This project analysis is based on a Titanic dataset that includes passenger information such as passenger ID, survival status (0=no, 1=yes), passenger class (1, 2, 3), name, sex, age, ticket number, fare, cabin, and embarkation port. The project's goal is understanding the factors influencing passenger survival rates. The study investigates how survival probabilities are associated with passenger class, age, and sex.
The project leverages R for data processing and model building, employing libraries such as rpart, rpart.plot, cluster, and randomForest to conduct the analysis. Through these methods, the project aims to provide insights into the factors that contributed to passenger survival on the Titanic involving data visualization and model building.

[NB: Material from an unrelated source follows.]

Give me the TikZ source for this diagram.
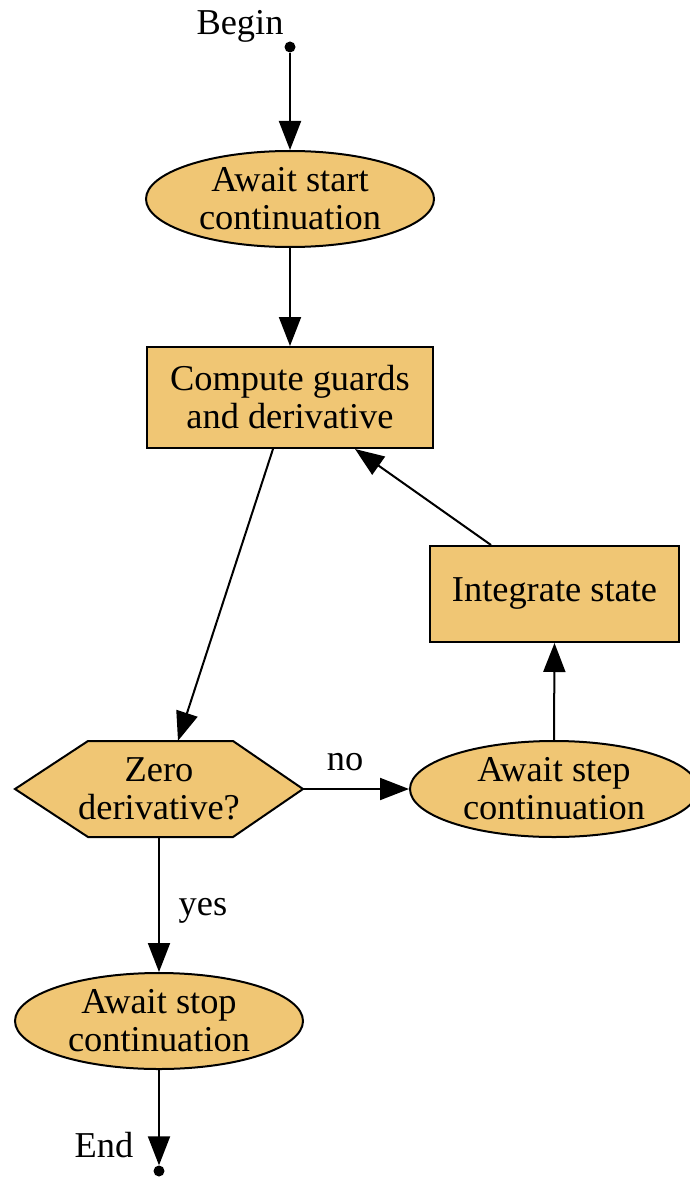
\documentclass[tikz,border=0pt]{standalone}
\usepackage{fontspec}
\setmainfont{Liberation Serif}
\usetikzlibrary{arrows.meta,shapes.geometric}
\definecolor{stepfill}{RGB}{240,198,116}
\tikzset{
  base/.style={draw=black, line width=2pt, fill=stepfill, inner sep=0pt, align=center,
    font=\fontsize{36.4}{38}\selectfont},
  waitnode/.style={base, ellipse, minimum width=288pt, minimum height=96pt},
  procnode/.style={base, rectangle},
  lbl/.style={font=\fontsize{36.4}{38}\selectfont, inner sep=0pt, anchor=base},
  term/.style={circle, fill=black, inner sep=0pt, minimum size=11pt},
  flow/.style={line width=2pt, -{Triangle[length=29pt, width=22pt]}},
}
\begin{document}
\begin{tikzpicture}[x=1pt, y=-1pt]
  \useasboundingbox (0,0) rectangle (690,1177);

  % terminals
  \node[term] (begin) at (290,47) {};
  \node[lbl] (beginlbl) at (240,35) {Begin};
  \node[term] (end) at (159,1171) {};
  \node[lbl] (endlbl) at (104,1157) {End};

  % states and actions
  \node[waitnode] (start) at (290,199) {Await start\\continuation};
  \node[procnode, minimum width=286pt, minimum height=101pt] (compute) at (290,397.5) {Compute guards\\and derivative};
  \node[procnode, minimum width=249pt, minimum height=96pt] (integrate) at (554.5,594) {Integrate state};
  \node[waitnode] (step) at (554,789) {Await step\\continuation};
  \node[waitnode] (stop) at (159,1021) {Await stop\\continuation};

  % decision hexagon
  \draw[line width=2pt, fill=stepfill] (15,789) -- (88,741) -- (233,741) -- (303,789)
    -- (233,837) -- (88,837) -- cycle;
  \node[rectangle, inner sep=0pt, minimum width=288pt, minimum height=96pt, align=center,
    font=\fontsize{36.4}{38}\selectfont] (zero) at (159,789) {Zero\\derivative?};

  % connectors
  \draw[flow] (begin) -- (start.north);
  \draw[flow] (start.south) -- (compute.north);
  \draw[flow] ([xshift=-17pt]compute.south) -- ([xshift=19pt]zero.north);
  \draw[flow] (zero.east) -- (step.west);
  \draw[flow] (step.north) -- (integrate.south);
  \draw[flow] ([xshift=-63.5pt]integrate.north) -- ([xshift=65pt]compute.south);
  \draw[flow] (zero.south) -- (stop.north);
  \draw[flow] (stop.south) -- (end.north);

  % edge labels
  \node[lbl] (nolbl) at (345,770) {no};
  \node[lbl] (yeslbl) at (203,915) {yes};
\end{tikzpicture}
\end{document}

- ANALYSIS 1: Survival Based on Class (1, 2, 3) A decision tree model is used to analyze survival rates across different passenger classes. This helps in visualizing how class affects survival chances. After importing the two datasets, I created a bar plot to visually represent the distribution of passengers across the three classes. It was observed that the third class has the highest number of passengers, followed by the first and second classes. The decision tree shows that passengers in higher classes (1 and 2) are more likely to survive compared to those in the lower class (3). So, that means class is a significant factor in predicting survival, with higher-class passengers having greater survival probabilities, possibly due to having access to lifeboats. The model’s accuracy on the training set was 68%.
- ANALYSIS 2: Survival Based on Age This includes examining the impact of age on survival and how different age clusters behave. I performed age clustering using the K-means algorithm after removing rows with missing age data. Age was standardized, and K-means clustering with three clusters was applied. The scatter plot of standardized ages shows clusters of different age groups, with cluster 1 representing younger passengers, cluster 2 middle-aged passengers, and cluster 3 older passengers. A box plot further detailed age distribution within each cluster, highlighting significant outliers in the first cluster. A second clustering considering both age & fare was done, revealing that clusters were primarily differentiated by fare, with clusters showing a range of fares and ages. The silhouette score, which measures clustering quality, was 0.46, indicating a good clustering fit.
- ANALYSIS 3: Survival Based on Sex This analysis explores the relationship between sex and survival using clustering and random forests. It aims to understand how gender influences survival probabilities and to develop predictive models based on sex. Sex was coded numerically (male=0, female=1) and K-means clustering with three clusters was applied. The scatter plot showed that older passengers were predominantly male, as indicated by a noticeable outlier age of 80 years. The model predicted survival based on sex showing a 79% survival rate for females and 20% for males, showing that female passengers had a higher survival rate compared to males. Random Forest model accuracy: 78%.